Start
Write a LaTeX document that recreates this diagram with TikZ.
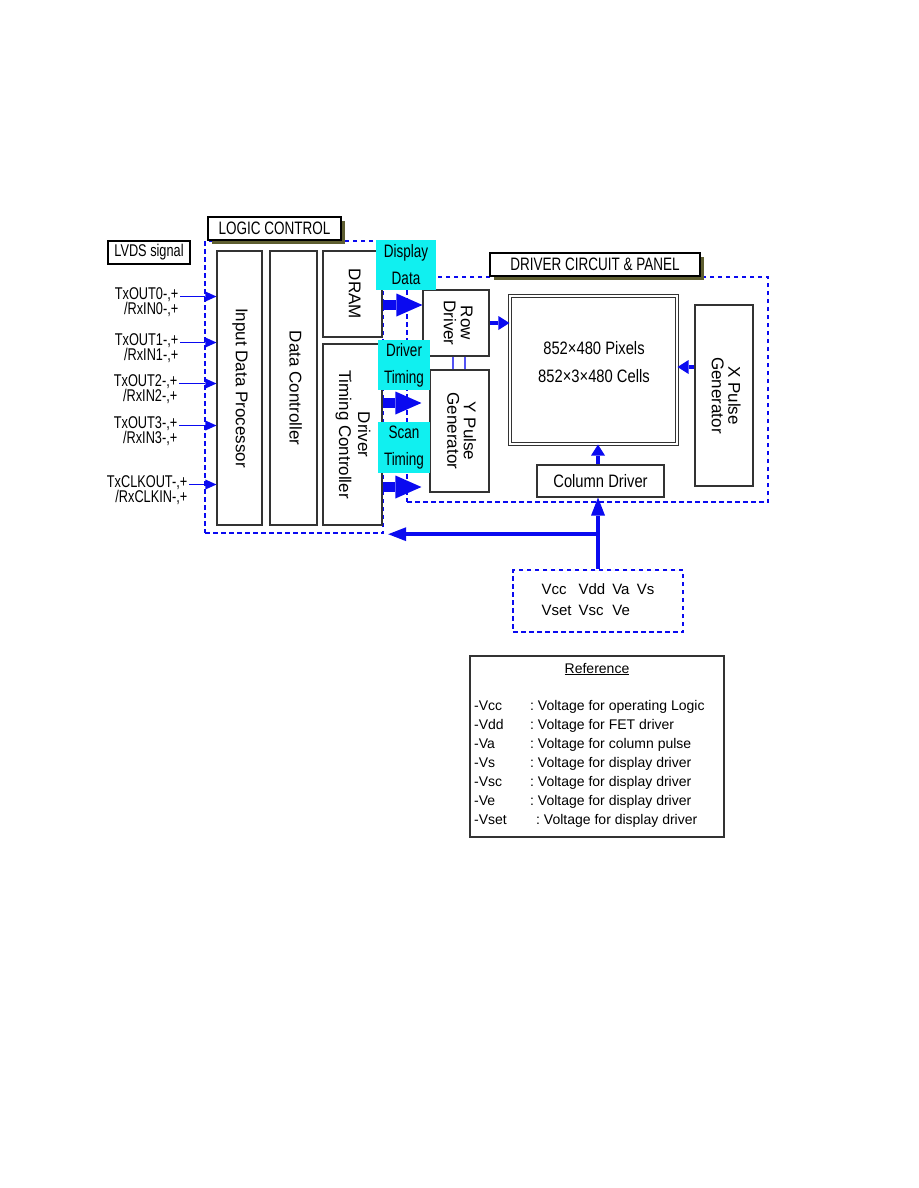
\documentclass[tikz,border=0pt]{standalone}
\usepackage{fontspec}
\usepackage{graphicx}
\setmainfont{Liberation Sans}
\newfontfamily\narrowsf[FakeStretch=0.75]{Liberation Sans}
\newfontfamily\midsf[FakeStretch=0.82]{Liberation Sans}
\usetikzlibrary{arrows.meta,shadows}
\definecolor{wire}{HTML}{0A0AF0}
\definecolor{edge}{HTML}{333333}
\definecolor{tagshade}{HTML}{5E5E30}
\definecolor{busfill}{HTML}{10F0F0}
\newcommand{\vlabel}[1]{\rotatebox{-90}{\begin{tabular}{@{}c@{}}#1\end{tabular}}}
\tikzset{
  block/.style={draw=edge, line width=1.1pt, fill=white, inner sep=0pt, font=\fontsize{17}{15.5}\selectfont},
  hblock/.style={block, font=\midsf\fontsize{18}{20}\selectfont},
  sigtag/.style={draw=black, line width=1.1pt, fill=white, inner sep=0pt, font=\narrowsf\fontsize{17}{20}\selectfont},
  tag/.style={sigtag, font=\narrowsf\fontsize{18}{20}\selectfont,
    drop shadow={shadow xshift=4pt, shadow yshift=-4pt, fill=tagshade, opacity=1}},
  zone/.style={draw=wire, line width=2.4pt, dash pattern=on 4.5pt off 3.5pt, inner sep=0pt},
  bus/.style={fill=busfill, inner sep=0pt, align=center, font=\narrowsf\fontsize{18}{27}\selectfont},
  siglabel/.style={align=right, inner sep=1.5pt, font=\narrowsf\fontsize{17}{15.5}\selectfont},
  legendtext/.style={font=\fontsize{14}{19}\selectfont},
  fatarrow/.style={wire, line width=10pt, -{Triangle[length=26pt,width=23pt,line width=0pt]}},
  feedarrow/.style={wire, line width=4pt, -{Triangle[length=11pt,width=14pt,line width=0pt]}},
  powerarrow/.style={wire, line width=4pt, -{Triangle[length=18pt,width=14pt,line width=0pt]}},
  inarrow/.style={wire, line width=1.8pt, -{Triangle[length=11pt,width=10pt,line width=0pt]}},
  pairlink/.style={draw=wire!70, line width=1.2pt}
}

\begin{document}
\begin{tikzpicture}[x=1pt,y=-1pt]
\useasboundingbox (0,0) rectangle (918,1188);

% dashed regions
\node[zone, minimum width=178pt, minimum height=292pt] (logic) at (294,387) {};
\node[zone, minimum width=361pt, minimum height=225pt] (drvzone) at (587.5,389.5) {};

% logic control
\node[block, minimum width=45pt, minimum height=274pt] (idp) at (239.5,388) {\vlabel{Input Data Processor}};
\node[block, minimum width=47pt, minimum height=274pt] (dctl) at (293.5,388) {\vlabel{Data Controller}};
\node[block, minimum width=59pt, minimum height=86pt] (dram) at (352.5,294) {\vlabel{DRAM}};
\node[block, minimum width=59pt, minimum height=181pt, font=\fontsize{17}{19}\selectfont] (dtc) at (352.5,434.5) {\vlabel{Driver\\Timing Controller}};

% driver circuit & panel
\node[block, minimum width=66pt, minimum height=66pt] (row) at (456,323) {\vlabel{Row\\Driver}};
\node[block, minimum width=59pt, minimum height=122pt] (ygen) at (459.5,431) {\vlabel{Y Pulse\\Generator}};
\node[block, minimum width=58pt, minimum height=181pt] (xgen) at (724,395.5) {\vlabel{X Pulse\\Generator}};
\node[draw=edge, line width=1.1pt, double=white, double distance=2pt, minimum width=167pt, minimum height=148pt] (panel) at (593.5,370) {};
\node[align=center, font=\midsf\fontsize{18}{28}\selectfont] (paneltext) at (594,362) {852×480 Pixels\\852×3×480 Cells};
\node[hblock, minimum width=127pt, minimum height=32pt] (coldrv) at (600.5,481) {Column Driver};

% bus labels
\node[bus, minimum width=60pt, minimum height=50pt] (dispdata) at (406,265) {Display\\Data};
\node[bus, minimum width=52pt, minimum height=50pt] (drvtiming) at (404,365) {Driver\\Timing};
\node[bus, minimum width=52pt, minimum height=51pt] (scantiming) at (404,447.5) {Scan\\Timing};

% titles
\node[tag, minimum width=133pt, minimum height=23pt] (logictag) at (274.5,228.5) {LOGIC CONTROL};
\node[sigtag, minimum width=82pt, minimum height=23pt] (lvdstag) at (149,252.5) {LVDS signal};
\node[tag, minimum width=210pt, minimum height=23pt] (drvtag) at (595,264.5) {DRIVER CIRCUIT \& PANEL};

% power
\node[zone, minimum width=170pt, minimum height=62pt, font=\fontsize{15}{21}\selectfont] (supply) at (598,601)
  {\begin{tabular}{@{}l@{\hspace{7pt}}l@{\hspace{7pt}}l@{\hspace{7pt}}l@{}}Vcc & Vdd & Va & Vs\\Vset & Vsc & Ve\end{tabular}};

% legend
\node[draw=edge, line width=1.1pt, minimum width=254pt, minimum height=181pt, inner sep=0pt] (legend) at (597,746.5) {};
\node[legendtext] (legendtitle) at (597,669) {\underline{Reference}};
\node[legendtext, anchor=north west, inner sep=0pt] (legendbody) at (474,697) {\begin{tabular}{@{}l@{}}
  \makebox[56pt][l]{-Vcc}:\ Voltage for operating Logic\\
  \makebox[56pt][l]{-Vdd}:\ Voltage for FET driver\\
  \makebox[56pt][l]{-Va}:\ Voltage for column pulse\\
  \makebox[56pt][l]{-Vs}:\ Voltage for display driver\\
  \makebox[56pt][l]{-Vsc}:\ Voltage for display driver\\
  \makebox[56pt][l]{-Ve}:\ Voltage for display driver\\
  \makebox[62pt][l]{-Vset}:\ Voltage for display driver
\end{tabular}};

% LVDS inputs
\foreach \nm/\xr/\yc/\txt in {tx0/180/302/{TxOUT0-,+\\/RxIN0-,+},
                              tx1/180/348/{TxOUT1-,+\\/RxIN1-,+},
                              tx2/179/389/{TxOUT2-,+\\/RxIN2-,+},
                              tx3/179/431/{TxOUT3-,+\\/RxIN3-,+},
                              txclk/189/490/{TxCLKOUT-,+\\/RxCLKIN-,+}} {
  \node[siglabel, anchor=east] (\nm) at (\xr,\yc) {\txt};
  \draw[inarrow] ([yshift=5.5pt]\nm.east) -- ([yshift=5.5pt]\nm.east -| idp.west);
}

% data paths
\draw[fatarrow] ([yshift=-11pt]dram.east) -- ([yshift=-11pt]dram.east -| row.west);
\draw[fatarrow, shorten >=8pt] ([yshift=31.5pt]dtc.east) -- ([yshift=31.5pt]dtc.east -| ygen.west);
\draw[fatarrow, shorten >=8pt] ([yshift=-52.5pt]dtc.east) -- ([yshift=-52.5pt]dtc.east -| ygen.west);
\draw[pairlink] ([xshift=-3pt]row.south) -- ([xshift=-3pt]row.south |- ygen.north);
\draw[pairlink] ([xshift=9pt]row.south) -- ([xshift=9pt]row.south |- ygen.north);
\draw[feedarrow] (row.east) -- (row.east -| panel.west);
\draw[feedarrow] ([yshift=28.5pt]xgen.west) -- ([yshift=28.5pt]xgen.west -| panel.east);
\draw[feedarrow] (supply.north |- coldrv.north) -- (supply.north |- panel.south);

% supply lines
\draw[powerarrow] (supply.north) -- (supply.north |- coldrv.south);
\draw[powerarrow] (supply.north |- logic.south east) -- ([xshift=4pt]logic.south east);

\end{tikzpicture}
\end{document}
End
Repeat exactly and only the lines from the start of the data above through the line that holds "(0,0) rectangle (918,1188);", inclusive. Pictures do not belong in the copy.

Written response:
Write a LaTeX document that recreates this diagram with TikZ.
\documentclass[tikz,border=0pt]{standalone}
\usepackage{fontspec}
\usepackage{graphicx}
\setmainfont{Liberation Sans}
\newfontfamily\narrowsf[FakeStretch=0.75]{Liberation Sans}
\newfontfamily\midsf[FakeStretch=0.82]{Liberation Sans}
\usetikzlibrary{arrows.meta,shadows}
\definecolor{wire}{HTML}{0A0AF0}
\definecolor{edge}{HTML}{333333}
\definecolor{tagshade}{HTML}{5E5E30}
\definecolor{busfill}{HTML}{10F0F0}
\newcommand{\vlabel}[1]{\rotatebox{-90}{\begin{tabular}{@{}c@{}}#1\end{tabular}}}
\tikzset{
  block/.style={draw=edge, line width=1.1pt, fill=white, inner sep=0pt, font=\fontsize{17}{15.5}\selectfont},
  hblock/.style={block, font=\midsf\fontsize{18}{20}\selectfont},
  sigtag/.style={draw=black, line width=1.1pt, fill=white, inner sep=0pt, font=\narrowsf\fontsize{17}{20}\selectfont},
  tag/.style={sigtag, font=\narrowsf\fontsize{18}{20}\selectfont,
    drop shadow={shadow xshift=4pt, shadow yshift=-4pt, fill=tagshade, opacity=1}},
  zone/.style={draw=wire, line width=2.4pt, dash pattern=on 4.5pt off 3.5pt, inner sep=0pt},
  bus/.style={fill=busfill, inner sep=0pt, align=center, font=\narrowsf\fontsize{18}{27}\selectfont},
  siglabel/.style={align=right, inner sep=1.5pt, font=\narrowsf\fontsize{17}{15.5}\selectfont},
  legendtext/.style={font=\fontsize{14}{19}\selectfont},
  fatarrow/.style={wire, line width=10pt, -{Triangle[length=26pt,width=23pt,line width=0pt]}},
  feedarrow/.style={wire, line width=4pt, -{Triangle[length=11pt,width=14pt,line width=0pt]}},
  powerarrow/.style={wire, line width=4pt, -{Triangle[length=18pt,width=14pt,line width=0pt]}},
  inarrow/.style={wire, line width=1.8pt, -{Triangle[length=11pt,width=10pt,line width=0pt]}},
  pairlink/.style={draw=wire!70, line width=1.2pt}
}

\begin{document}
\begin{tikzpicture}[x=1pt,y=-1pt]
\useasboundingbox (0,0) rectangle (918,1188);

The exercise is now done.